WHAT YOU SHOULD DO
Your job is to return the lines between the line holding "Write the React, TypeScript" and the line holding "Chart.register(...registerables);", inclusive, exactly and with no pictures.

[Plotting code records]

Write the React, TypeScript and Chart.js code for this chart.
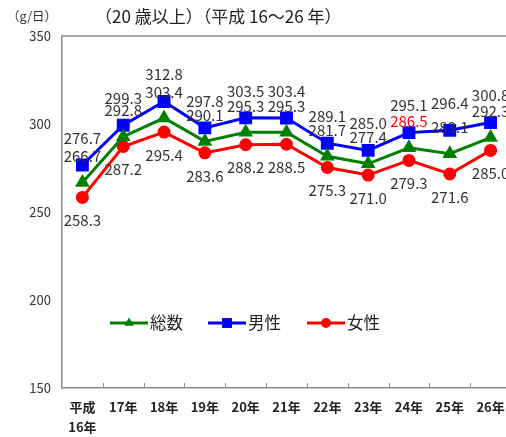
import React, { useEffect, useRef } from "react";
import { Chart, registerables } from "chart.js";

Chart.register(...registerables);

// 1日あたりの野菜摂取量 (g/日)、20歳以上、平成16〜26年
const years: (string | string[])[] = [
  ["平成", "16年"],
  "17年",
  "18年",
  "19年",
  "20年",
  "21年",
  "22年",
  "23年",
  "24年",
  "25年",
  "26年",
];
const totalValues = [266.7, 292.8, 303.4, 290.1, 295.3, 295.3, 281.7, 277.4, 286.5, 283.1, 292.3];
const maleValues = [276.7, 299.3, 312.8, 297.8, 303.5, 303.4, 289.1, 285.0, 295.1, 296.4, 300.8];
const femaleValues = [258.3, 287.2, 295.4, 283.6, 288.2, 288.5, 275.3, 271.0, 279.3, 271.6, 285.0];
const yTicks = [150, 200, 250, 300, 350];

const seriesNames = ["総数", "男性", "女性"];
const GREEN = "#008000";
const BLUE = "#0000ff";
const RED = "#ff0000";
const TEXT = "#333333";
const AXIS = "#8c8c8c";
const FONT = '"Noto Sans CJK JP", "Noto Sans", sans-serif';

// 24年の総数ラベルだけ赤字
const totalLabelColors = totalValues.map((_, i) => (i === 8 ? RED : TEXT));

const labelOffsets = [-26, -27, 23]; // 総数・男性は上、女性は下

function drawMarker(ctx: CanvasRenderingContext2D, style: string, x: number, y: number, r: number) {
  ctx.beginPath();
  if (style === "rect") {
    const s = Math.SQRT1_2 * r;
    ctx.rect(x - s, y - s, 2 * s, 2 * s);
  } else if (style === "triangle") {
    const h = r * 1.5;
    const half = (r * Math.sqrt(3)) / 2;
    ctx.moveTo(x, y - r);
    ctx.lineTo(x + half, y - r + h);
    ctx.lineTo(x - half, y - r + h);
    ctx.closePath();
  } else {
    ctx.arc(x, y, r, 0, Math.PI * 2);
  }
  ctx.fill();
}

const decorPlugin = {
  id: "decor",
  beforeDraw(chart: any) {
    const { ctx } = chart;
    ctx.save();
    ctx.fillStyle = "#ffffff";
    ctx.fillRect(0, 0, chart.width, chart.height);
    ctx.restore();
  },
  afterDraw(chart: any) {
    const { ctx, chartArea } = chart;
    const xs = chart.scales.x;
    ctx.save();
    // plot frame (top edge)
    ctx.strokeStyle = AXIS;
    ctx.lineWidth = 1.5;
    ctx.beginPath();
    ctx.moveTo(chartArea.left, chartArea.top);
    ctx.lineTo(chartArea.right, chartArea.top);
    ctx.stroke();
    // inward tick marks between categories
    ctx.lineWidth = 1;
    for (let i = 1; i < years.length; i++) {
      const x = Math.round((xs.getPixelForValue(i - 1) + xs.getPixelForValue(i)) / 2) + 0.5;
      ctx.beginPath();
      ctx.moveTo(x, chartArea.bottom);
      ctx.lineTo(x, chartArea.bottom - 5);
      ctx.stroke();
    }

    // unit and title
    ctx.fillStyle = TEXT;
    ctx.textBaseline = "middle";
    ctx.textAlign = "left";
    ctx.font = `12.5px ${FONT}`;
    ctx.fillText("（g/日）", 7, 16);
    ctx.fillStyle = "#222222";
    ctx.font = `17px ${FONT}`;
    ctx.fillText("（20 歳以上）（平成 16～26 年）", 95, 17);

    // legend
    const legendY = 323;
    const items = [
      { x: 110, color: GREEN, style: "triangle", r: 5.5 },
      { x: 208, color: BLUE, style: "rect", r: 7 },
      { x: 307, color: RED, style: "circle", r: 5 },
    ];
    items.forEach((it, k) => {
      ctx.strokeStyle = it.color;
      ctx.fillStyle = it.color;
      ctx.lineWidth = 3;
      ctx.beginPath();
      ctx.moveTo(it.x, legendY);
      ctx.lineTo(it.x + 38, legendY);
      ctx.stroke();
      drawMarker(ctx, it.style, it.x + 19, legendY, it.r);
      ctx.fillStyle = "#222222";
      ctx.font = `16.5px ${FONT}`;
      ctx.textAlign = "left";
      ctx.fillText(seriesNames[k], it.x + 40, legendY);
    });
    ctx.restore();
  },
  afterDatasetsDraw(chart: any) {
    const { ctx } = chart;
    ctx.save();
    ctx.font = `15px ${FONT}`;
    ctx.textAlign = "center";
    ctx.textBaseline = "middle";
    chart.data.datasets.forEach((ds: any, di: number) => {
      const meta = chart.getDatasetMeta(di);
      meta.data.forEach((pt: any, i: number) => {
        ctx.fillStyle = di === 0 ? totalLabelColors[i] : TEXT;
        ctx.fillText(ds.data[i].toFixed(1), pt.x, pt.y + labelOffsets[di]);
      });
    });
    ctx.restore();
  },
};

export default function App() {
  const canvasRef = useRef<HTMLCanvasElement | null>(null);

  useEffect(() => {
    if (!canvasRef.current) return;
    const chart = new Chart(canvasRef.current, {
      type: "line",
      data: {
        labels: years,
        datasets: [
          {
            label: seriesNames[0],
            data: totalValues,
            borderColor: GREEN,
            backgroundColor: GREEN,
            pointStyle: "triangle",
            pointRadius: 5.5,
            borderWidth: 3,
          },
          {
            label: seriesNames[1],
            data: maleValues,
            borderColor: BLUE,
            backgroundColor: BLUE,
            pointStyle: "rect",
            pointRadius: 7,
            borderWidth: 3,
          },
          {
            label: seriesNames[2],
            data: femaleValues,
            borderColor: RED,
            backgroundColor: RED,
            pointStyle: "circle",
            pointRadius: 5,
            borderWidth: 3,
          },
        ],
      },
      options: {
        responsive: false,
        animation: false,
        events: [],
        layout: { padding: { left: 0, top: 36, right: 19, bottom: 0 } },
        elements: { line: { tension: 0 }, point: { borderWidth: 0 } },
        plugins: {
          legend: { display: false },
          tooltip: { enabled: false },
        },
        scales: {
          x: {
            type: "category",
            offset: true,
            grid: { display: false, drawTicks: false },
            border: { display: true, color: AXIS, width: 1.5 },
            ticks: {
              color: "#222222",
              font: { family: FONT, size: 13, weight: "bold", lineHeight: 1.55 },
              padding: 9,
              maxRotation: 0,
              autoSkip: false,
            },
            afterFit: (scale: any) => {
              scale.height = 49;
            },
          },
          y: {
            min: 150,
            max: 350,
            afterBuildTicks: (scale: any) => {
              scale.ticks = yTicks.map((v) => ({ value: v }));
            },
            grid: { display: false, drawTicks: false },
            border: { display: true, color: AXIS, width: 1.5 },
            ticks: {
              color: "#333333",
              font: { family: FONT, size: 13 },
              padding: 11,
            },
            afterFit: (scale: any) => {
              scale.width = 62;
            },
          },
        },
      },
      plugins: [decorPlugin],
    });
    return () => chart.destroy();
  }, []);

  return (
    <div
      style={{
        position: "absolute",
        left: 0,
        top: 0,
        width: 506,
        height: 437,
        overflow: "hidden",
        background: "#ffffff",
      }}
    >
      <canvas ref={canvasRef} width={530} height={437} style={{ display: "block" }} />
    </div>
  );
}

==

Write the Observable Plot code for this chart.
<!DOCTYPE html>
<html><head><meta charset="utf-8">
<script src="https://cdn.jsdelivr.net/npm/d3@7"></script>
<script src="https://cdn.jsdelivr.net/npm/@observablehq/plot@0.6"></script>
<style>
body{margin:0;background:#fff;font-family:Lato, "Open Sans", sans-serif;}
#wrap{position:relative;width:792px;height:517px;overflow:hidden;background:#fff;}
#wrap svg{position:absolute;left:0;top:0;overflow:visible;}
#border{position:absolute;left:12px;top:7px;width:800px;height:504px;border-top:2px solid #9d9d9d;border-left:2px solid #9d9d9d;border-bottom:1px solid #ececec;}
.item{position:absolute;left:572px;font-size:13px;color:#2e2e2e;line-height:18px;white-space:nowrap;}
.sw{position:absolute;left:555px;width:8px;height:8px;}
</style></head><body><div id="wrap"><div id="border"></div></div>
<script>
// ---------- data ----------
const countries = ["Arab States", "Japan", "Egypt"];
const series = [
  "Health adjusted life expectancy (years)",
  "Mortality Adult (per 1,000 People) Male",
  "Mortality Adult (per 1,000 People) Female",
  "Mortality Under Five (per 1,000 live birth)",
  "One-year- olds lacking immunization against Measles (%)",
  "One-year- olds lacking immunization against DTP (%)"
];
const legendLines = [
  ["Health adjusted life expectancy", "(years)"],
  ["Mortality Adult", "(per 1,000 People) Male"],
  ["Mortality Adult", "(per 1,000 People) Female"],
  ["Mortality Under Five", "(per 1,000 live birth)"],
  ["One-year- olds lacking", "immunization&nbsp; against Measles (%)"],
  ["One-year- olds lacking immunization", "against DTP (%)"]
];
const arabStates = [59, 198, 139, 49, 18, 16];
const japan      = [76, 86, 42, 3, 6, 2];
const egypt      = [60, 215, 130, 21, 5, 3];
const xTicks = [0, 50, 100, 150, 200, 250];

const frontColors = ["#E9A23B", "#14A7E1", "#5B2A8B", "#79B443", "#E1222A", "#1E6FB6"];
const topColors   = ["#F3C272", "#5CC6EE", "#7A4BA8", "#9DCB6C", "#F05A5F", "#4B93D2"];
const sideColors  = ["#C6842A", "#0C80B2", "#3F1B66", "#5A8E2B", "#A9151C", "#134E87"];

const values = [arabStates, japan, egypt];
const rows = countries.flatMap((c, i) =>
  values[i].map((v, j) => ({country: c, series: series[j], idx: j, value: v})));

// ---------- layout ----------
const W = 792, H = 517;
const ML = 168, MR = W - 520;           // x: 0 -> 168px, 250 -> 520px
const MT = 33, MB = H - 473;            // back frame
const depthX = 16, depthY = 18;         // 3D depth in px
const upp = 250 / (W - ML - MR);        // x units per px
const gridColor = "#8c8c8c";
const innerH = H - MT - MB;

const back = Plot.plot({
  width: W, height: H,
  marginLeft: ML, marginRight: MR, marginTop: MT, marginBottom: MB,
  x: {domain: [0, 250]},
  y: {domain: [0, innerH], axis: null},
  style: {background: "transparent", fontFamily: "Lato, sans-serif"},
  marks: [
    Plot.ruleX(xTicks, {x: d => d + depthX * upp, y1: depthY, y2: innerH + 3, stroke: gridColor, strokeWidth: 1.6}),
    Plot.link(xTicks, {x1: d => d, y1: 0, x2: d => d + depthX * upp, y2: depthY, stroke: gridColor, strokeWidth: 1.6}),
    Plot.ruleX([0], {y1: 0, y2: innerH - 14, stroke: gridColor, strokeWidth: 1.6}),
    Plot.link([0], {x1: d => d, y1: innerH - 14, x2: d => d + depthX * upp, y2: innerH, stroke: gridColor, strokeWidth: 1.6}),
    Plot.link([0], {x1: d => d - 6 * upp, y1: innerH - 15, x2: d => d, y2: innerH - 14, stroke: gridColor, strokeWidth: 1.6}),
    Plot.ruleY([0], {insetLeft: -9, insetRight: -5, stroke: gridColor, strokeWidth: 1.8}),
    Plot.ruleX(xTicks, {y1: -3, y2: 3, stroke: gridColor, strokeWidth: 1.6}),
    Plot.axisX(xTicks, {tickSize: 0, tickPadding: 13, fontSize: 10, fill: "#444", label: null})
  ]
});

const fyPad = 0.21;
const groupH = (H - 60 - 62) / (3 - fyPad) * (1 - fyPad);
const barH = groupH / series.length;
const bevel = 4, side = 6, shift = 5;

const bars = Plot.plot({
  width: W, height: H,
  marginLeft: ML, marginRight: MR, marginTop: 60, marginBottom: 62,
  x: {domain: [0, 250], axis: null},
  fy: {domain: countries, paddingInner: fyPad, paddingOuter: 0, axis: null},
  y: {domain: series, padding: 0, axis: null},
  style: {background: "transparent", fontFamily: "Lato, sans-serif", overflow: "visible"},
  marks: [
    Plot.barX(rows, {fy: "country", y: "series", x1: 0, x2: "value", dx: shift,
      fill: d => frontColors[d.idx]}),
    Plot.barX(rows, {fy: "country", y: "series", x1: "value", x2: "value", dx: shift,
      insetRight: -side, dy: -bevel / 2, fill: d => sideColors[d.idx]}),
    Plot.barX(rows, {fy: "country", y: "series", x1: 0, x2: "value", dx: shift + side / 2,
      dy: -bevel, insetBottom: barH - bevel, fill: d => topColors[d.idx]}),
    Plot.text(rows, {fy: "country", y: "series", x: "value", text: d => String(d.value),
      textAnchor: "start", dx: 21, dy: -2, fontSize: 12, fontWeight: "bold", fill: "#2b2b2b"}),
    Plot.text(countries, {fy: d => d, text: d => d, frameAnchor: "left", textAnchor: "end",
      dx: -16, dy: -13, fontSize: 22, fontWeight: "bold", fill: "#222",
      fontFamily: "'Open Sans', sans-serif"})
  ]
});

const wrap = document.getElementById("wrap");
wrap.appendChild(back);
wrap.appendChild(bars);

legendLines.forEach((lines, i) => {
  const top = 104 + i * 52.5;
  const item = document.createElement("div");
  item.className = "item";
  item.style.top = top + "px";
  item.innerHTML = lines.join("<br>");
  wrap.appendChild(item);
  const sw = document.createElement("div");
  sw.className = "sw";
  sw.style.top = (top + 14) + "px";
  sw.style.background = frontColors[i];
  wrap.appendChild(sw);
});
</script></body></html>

RESPONSE TO THE EXERCISE
Write the React, TypeScript and Chart.js code for this chart.
import React, { useEffect, useRef } from "react";
import { Chart, registerables } from "chart.js";

Chart.register(...registerables);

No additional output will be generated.